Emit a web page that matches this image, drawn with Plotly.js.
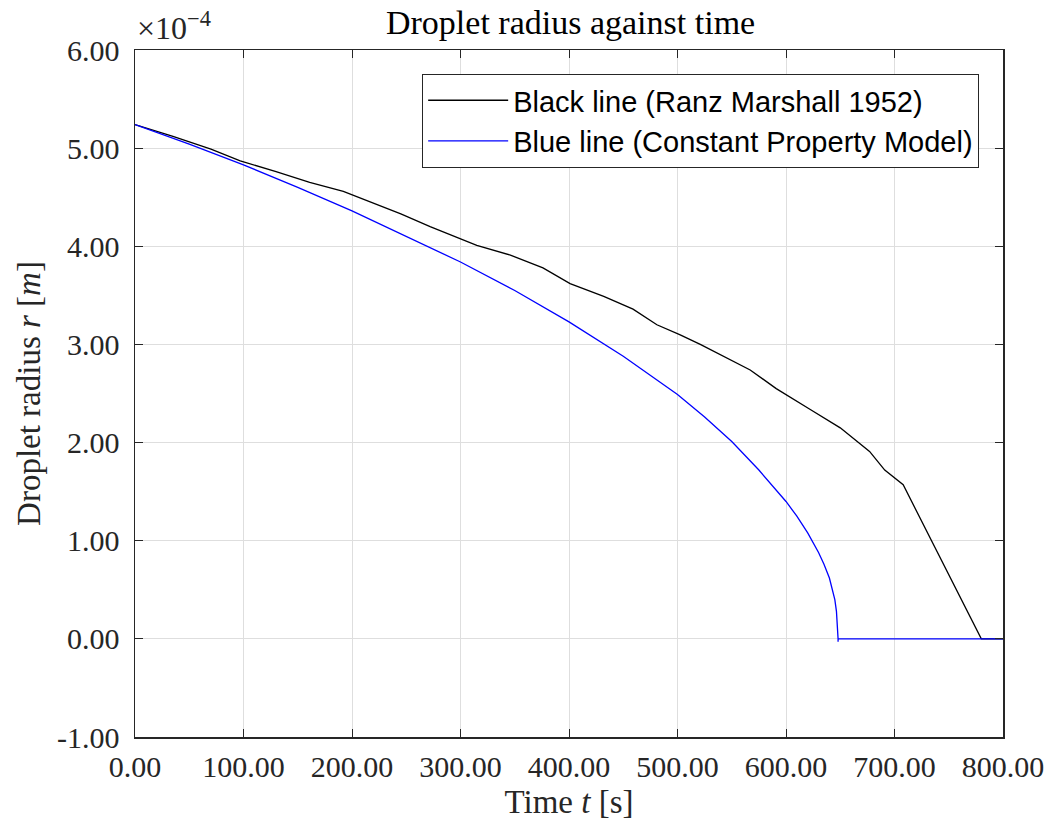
<!DOCTYPE html>
<html>
<head>
<meta charset="utf-8">
<script src="https://cdn.plot.ly/plotly-3.0.1.min.js"></script>
<style>
  html, body { margin: 0; padding: 0; background: #fff; }
  #chart { width: 1058px; height: 830px; }
</style>
</head>
<body>
<div id="chart"></div>
<script>
// Time [s] and droplet radius in units of 1e-4 m
const blackTime   = [0, 35, 70, 97, 130, 161, 192, 215, 245, 272, 290, 315, 346, 376, 401, 432, 459, 481, 502, 521, 567, 591, 622, 650, 677, 691, 708, 780, 800];
const blackRadius = [5.24, 5.12, 4.99, 4.87, 4.76, 4.65, 4.56, 4.46, 4.33, 4.20, 4.12, 4.01, 3.91, 3.78, 3.62, 3.49, 3.36, 3.20, 3.10, 3.00, 2.74, 2.55, 2.34, 2.15, 1.91, 1.72, 1.57, 0.00, 0.00];

const blueTime   = [0, 50, 100, 150, 200, 250, 300, 350, 400, 450, 500, 525, 550, 575, 600, 610, 620, 630, 635, 640, 643, 645, 646.5, 647.5, 648, 648, 648, 800];
const blueRadius = [5.24, 5.04, 4.83, 4.60, 4.36, 4.10, 3.84, 3.55, 3.23, 2.88, 2.49, 2.26, 2.01, 1.72, 1.40, 1.25, 1.08, 0.88, 0.76, 0.62, 0.50, 0.40, 0.28, 0.14, 0.00, -0.03, 0.00, 0.00];

const seriesNames = ['Black line (Ranz Marshall 1952)', 'Blue line (Constant Property Model)'];
const titleText = 'Droplet radius against time';
const xTitle = 'Time <i>t</i> [s]';
const yTitle = 'Droplet radius <i>r</i> [<i>m</i>]';
const xTicks = [0, 100, 200, 300, 400, 500, 600, 700, 800];
const yTicks = [-1, 0, 1, 2, 3, 4, 5, 6];
const xTickText = xTicks.map(v => v.toFixed(2));
const yTickText = yTicks.map(v => v.toFixed(2));

const serif = '"Liberation Serif", "DejaVu Serif", serif';
const axisColor = '#262626';

const traces = [
  { x: blackTime, y: blackRadius, type: 'scatter', mode: 'lines', name: seriesNames[0],
    line: { color: '#000000', width: 1.3 } },
  { x: blueTime, y: blueRadius, type: 'scatter', mode: 'lines', name: seriesNames[1],
    line: { color: '#0000ff', width: 1.3 } }
];

const axisCommon = {
  showline: true, linecolor: axisColor, linewidth: 1.5, mirror: 'ticks',
  ticks: 'inside', ticklen: 8, tickwidth: 1, tickcolor: axisColor,
  showgrid: true, gridcolor: '#dedede', gridwidth: 1, zeroline: false,
  tickfont: { family: serif, size: 30, color: axisColor },
  tickmode: 'array'
};

const layout = {
  width: 1058, height: 830,
  paper_bgcolor: '#ffffff', plot_bgcolor: '#ffffff',
  margin: { l: 135, r: 55, t: 50, b: 93 },
  title: { text: titleText, font: { family: serif, size: 34, color: '#000' },
           x: 0.5393, xanchor: 'center', y: 0.973, yanchor: 'middle' },
  xaxis: Object.assign({}, axisCommon, {
    range: [0, 800], tickvals: xTicks, ticktext: xTickText, ticklabelstandoff: 2,
    title: { text: xTitle, font: { family: serif, size: 33, color: axisColor }, standoff: 8 }
  }),
  yaxis: Object.assign({}, axisCommon, {
    range: [-1, 6], tickvals: yTicks, ticktext: yTickText, ticklabelstandoff: 8,
    title: { text: yTitle, font: { family: serif, size: 33, color: axisColor }, standoff: 6 }
  }),
  showlegend: true,
  legend: {
    x: 0.3306, y: 0.9655, xanchor: 'left', yanchor: 'top',
    bgcolor: '#ffffff', bordercolor: axisColor, borderwidth: 1.2,
    font: { family: '"Liberation Sans", Arial, sans-serif', size: 29, color: '#000' },
    tracegroupgap: 0, itemwidth: 80
  },
  annotations: [{
    xref: 'paper', yref: 'paper', x: 0, y: 1, xanchor: 'left', yanchor: 'bottom',
    yshift: 2, xshift: 0,
    text: '×10<sup>−4</sup>', showarrow: false,
    font: { family: serif, size: 32, color: axisColor }
  }]
};

Plotly.newPlot('chart', traces, layout, { staticPlot: true, displayModeBar: false });
</script>
</body>
</html>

----------

Given instruction - Restate, line by line and word for word, everything from the top of the material through the line that contains "const axisColor = '#262626';". Leave pictures out.

Expected output -
Emit a web page that matches this image, drawn with Plotly.js.
<!DOCTYPE html>
<html>
<head>
<meta charset="utf-8">
<script src="https://cdn.plot.ly/plotly-3.0.1.min.js"></script>
<style>
  html, body { margin: 0; padding: 0; background: #fff; }
  #chart { width: 1058px; height: 830px; }
</style>
</head>
<body>
<div id="chart"></div>
<script>
// Time [s] and droplet radius in units of 1e-4 m
const blackTime   = [0, 35, 70, 97, 130, 161, 192, 215, 245, 272, 290, 315, 346, 376, 401, 432, 459, 481, 502, 521, 567, 591, 622, 650, 677, 691, 708, 780, 800];
const blackRadius = [5.24, 5.12, 4.99, 4.87, 4.76, 4.65, 4.56, 4.46, 4.33, 4.20, 4.12, 4.01, 3.91, 3.78, 3.62, 3.49, 3.36, 3.20, 3.10, 3.00, 2.74, 2.55, 2.34, 2.15, 1.91, 1.72, 1.57, 0.00, 0.00];

const blueTime   = [0, 50, 100, 150, 200, 250, 300, 350, 400, 450, 500, 525, 550, 575, 600, 610, 620, 630, 635, 640, 643, 645, 646.5, 647.5, 648, 648, 648, 800];
const blueRadius = [5.24, 5.04, 4.83, 4.60, 4.36, 4.10, 3.84, 3.55, 3.23, 2.88, 2.49, 2.26, 2.01, 1.72, 1.40, 1.25, 1.08, 0.88, 0.76, 0.62, 0.50, 0.40, 0.28, 0.14, 0.00, -0.03, 0.00, 0.00];

const seriesNames = ['Black line (Ranz Marshall 1952)', 'Blue line (Constant Property Model)'];
const titleText = 'Droplet radius against time';
const xTitle = 'Time <i>t</i> [s]';
const yTitle = 'Droplet radius <i>r</i> [<i>m</i>]';
const xTicks = [0, 100, 200, 300, 400, 500, 600, 700, 800];
const yTicks = [-1, 0, 1, 2, 3, 4, 5, 6];
const xTickText = xTicks.map(v => v.toFixed(2));
const yTickText = yTicks.map(v => v.toFixed(2));

const serif = '"Liberation Serif", "DejaVu Serif", serif';
const axisColor = '#262626';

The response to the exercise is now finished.